No, el séptimo día, Dios no descansó, porque acostumbrado al arduo trabajo de la Creación, y aburrido como una ostra, después de darle al hombre algo de inteligencia (no mucha como se puede comprobar) inventó para distraerse, las “albóndigas con papas fritas” y se las entregó al hombre y a la mujer, como testimonio de su amor al ser humano, para que manducaran a lo bestia. Esa es la explicación, creo yo, de mi amor cristiano a las albóndigas.

Eso de la manzana prohibida, la serpiente y demás, es un cuento chino, porque Dios, aquel Jardín del Edén, lo llenó de cazuelas de albóndigas con recetas de lo más variopintas, prohibiendo expresamente que una cazuela que Él señaló, la comieran.

Pero Eva cogió esa cazuela, la primerita de todas, tomó una bolita, le pegó un bocado y se la dio a comer a Adán… y entre los dos, jodieron el invento para toda la vida.

De ahí viene el pecado original… por desobediencia al Creador.

Pues bien, un buen día, en la comida de mediodía, me encontraba hincándome las dos últimas albóndigas con la salsa de almendras que tan exquisitamente hace mi seño, cuando inesperadamente, mi perro, pegó un zarpazo sobre el plato, saliendo una de ellas disparada contra la puerta de la cocina, que rebotó y cayó entre los balaustres de la escalera, a la entrada de la casa.

El perro, como un loco, se lanzó escaleras abajo tras la esfera albondiguil y yo detrás de él, porque era la última, la que mejor sabe, igual que ocurre con el pico del bocadillo que algunas veces nos metemos entre pecho y espalda.
Cuando llegué abajo, misterios insondables de los designios divinos, la albóndiga no estaba.

El animal, parecía poseído por algún espíritu endiablado, ladrando al espejo que hay debajo de las escaleras. Yo, buscando la cabrona de la albóndiga, que no encontraba y no conseguí encontrar, a pesar de remover todo.

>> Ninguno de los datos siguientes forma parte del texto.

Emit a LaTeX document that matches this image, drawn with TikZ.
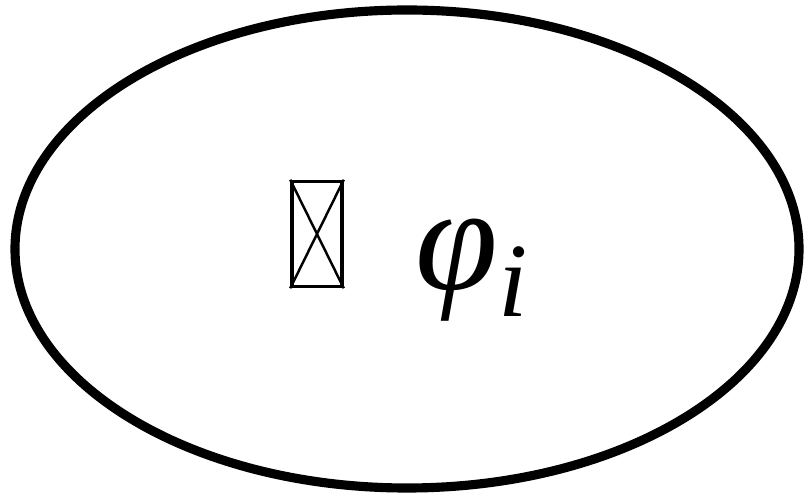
\documentclass[tikz,border=0pt]{standalone}
\usepackage{fontspec}
\setmainfont{Liberation Serif}
\tikzset{
    oval/.style={draw, line width=5.2pt},
    tofu/.style={draw, line width=2pt, minimum width=1.0cm, minimum height=2.1cm, inner sep=0pt},
}
\begin{document}
\begin{tikzpicture}
    \useasboundingbox (0,0) rectangle (16.08,9.9);
    \draw[oval] (8.14,4.92) ellipse (7.84 and 4.78);
    \node[tofu] (box) at (6.34,5.22) {};
    \draw[line width=1.4pt] (box.north west) -- (box.south east)
        (box.north east) -- (box.south west);
    \node[anchor=base west, inner sep=0pt] (phi) at (8.3,4.1)
        {\fontsize{85}{90}\selectfont\itshape φ};
    \node[anchor=base west, inner sep=0pt] (idx) at ([xshift=0pt]phi.base east)
        {\raisebox{-15pt}{\fontsize{60}{64}\selectfont\itshape i}};
\end{tikzpicture}
\end{document}
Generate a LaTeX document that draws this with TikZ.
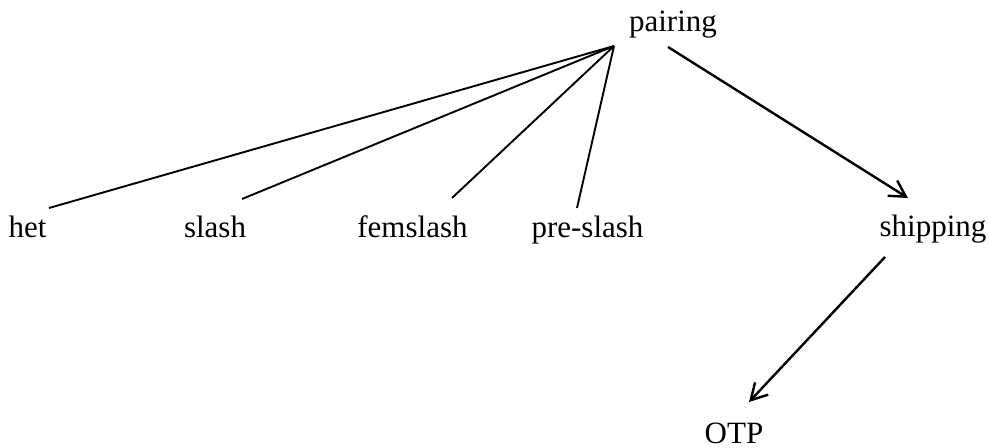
\documentclass[tikz,border=0pt]{standalone}
\usepackage{fontspec}
\setmainfont{Liberation Serif}
\usetikzlibrary{calc,arrows.meta}
\begin{document}
\begin{tikzpicture}[x=0.5pt,y=-0.5pt,
  term/.style={anchor=base,inner sep=0pt,font=\fontsize{15.5pt}{18pt}\selectfont},
  branch/.style={line width=0.95pt},
  link/.style={line width=1.2pt,-{Straight Barb[length=8pt,width=9pt,line width=1.2pt]}}]
\useasboundingbox (0,0) rectangle (989,448);
% words of the tree
\node[term] (pairing)  at (673,32)    {pairing};
\node[term] (het)      at (27.5,238)  {het};
\node[term] (slash)    at (215,238)   {slash};
\node[term] (femslash) at (412.5,238) {femslash};
\node[term] (preslash) at (587.5,238) {pre-slash};
\node[term] (shipping) at (933,237)   {shipping};
\node[term] (otp)      at (734,443)   {OTP};
% common point of the plain branches
\coordinate (hub) at ($(pairing.base)+(-59,14)$);
\draw[branch] (hub) -- ($(het.base)+(21.5,-30)$);
\draw[branch] (hub) -- ($(slash.base)+(27,-39)$);
\draw[branch] (hub) -- ($(femslash.base)+(39.5,-40)$);
\draw[branch] (hub) -- ($(preslash.base)+(-10.5,-30)$);
% arrowed links
\draw[link] ($(pairing.base)+(-5,15)$) -- ($(shipping.base)+(-25,-39)$);
\draw[link] ($(shipping.base)+(-48,20)$) -- ($(otp.base)+(15,-41)$);
\end{tikzpicture}
\end{document}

Me deprimí de ver a un perro tan “zumbao”, ladrando al espejo y me hundí todavía más, de verme ya tan idiota, incapaz de encontrar la puñetera bola de carne.

Cogí al perro por la oreja y me cagué en toita su corte celestial, al tiempo que pensaba…¿dónde estará la jodida albóndiga?… no se puede haber convertido en espíritu, porque el perro no se la había comido.

Tomé una estampa de San Donato, a quien tengo mucha fe; con ella entre las manos y de rodillas, le recé una oración para que apareciera la albóndiga, pero nada, San Donato no me hacía ni puñetero caso.

Entonces me acordé de esa especie de sortilegio, en que se cogía un pañuelo, se le hacía un nudo, al tiempo que se decía: “San Donato, si no aparece, los cataplines te ato”.

Mi amenaza fue escuchada, porque de entre el espejo y la pared, de pronto cae al suelo la mamona de la bola, que el perro devoró en un pis-pas, sin darme tiempo a reaccionar. ¡Así que el perro le ladraba al espejo!…. y yo creía que el chucho estaba loco.

Me han aconsejado algunos amigos, que vaya al psicólogo, o mejor al psiquiatra, porque según ellos lo que me pasa a mí, no es normal.

¿Se me estará yendo la olla?. Estoy francamente preocupado.

Ahora mis amigos me llaman “Parri-Jones, en busca de la albóndiga perdida”.

Otro día hablaré sobre nuestra frustración con las croquetas. ¡Qué asco de vida!

Que sean moderadamente felices, a pesar de la locura ya pasada, de la Feria.